There were also problems with data storage, with 83% storing data outside of the app’s control, where it could be more easily accessed maliciously, and encryption, with 80% using weak encryption methods that could be decrypted by hackers. 70% also used an insecure random number generator as part of their security method, which can be easily hacked.

The findings are extremely serious for the industry because of the devastating impacts they can have on customers.

“The large number of vulnerabilities exposed from decompiling these applications poses a direct threat to financial institutions and their customers,” explained Knight.

“These resulting threats ranged from account takeovers, credit application fraud, synthetic identity fraud, identity theft and more.”

Urgent action needed by financial services industry

The research highlights the need for urgent and extensive action in order to prevent widespread harm to users.
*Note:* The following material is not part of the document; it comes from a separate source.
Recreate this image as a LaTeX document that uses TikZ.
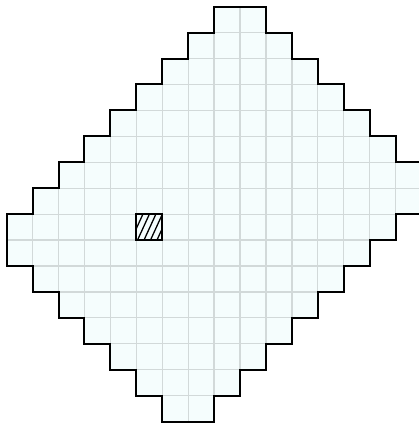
\documentclass[tikz,border=0pt]{standalone}
\usetikzlibrary{patterns}
\definecolor{cellfill}{HTML}{F5FDFD}
\definecolor{gridgray}{HTML}{D2D9D9}
\tikzset{
  outline/.style={line width=1.1pt, draw=black, line join=miter},
  gridlines/.style={draw=gridgray, line width=0.7pt},
  hatchbox/.style={line width=1.1pt, draw=black},
  hatchline/.style={line width=0.7pt, draw=black}
}
\begin{document}
\begin{tikzpicture}[x=0.5cm,y=0.5cm]
\useasboundingbox (-0.258,0.258) rectangle (15.90,-16.055);
\clip (-0.258,0.258) rectangle (15.90,-16.055);
\def\shape{(8,0) -- (10,0) -- (10,-1) -- (11,-1) -- (11,-2) -- (12,-2) -- (12,-3) -- (13,-3) -- (13,-4) -- (14,-4) -- (14,-5) -- (15,-5) -- (15,-6) -- (16,-6) -- (16,-8) -- (15,-8) -- (15,-9) -- (14,-9) -- (14,-10) -- (13,-10) -- (13,-11) -- (12,-11) -- (12,-12) -- (11,-12) -- (11,-13) -- (10,-13) -- (10,-14) -- (9,-14) -- (9,-15) -- (8,-15) -- (8,-16) -- (6,-16) -- (6,-15) -- (5,-15) -- (5,-14) -- (4,-14) -- (4,-13) -- (3,-13) -- (3,-12) -- (2,-12) -- (2,-11) -- (1,-11) -- (1,-10) -- (0,-10) -- (0,-8) -- (1,-8) -- (1,-7) -- (2,-7) -- (2,-6) -- (3,-6) -- (3,-5) -- (4,-5) -- (4,-4) -- (5,-4) -- (5,-3) -- (6,-3) -- (6,-2) -- (7,-2) -- (7,-1) -- (8,-1) -- cycle}
\fill[cellfill] \shape;
\begin{scope}
  \clip \shape;
  \draw[gridlines] (0,-16) grid[step=1] (16,0);
\end{scope}
\draw[outline] \shape;
\begin{scope}
  \clip (5,-9) rectangle (6,-8);
  \foreach \s in {-0.5,-0.25,0,0.25,0.5,0.75,1,1.25}
    \draw[hatchline] (5+\s,-9.1) -- (5.55+\s,-7.9);
\end{scope}
\draw[hatchbox] (5,-9) rectangle (6,-8);
\end{tikzpicture}
\end{document}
“It’s clear from the findings that the industry needs to address the vulnerability epidemic throughout its mobile apps and employ a defense-in-depth approach to securing mobile applications — starting with app protection, threat detection and encryption capabilities implemented at the code level,” said Knight.

“Of all the findings, the most shocking was without a doubt, the SQL queries exposing information on the backend databases hard coded in the app along with private keys being stored unencrypted in different sub-directories.”

It is particularly surprising given the appeal of financial data as a target to criminals.

“It’s no secret that the finance industry is a hot target because the payload is cold, hard cash,” said Aaron Lint, Chief Scientist and VP of Research at Arxan.

“Virtually none of the apps tested in this research had app security measures in place that could even detect an app was being reverse-engineered, let alone actively defend against any malicious activity originating from code level tampering.

“We expect financial institutions to be leaders in security, but unfortunately, the lack or app protection is systemic across these and most organisations using mobile apps to drive business — which in today’s environment is everyone.

“Organisations need to take their head out of the sand and realise how significant the attack surface really is due to the nature of how apps are rapidly developed, left unprotected and deployed capriciously.”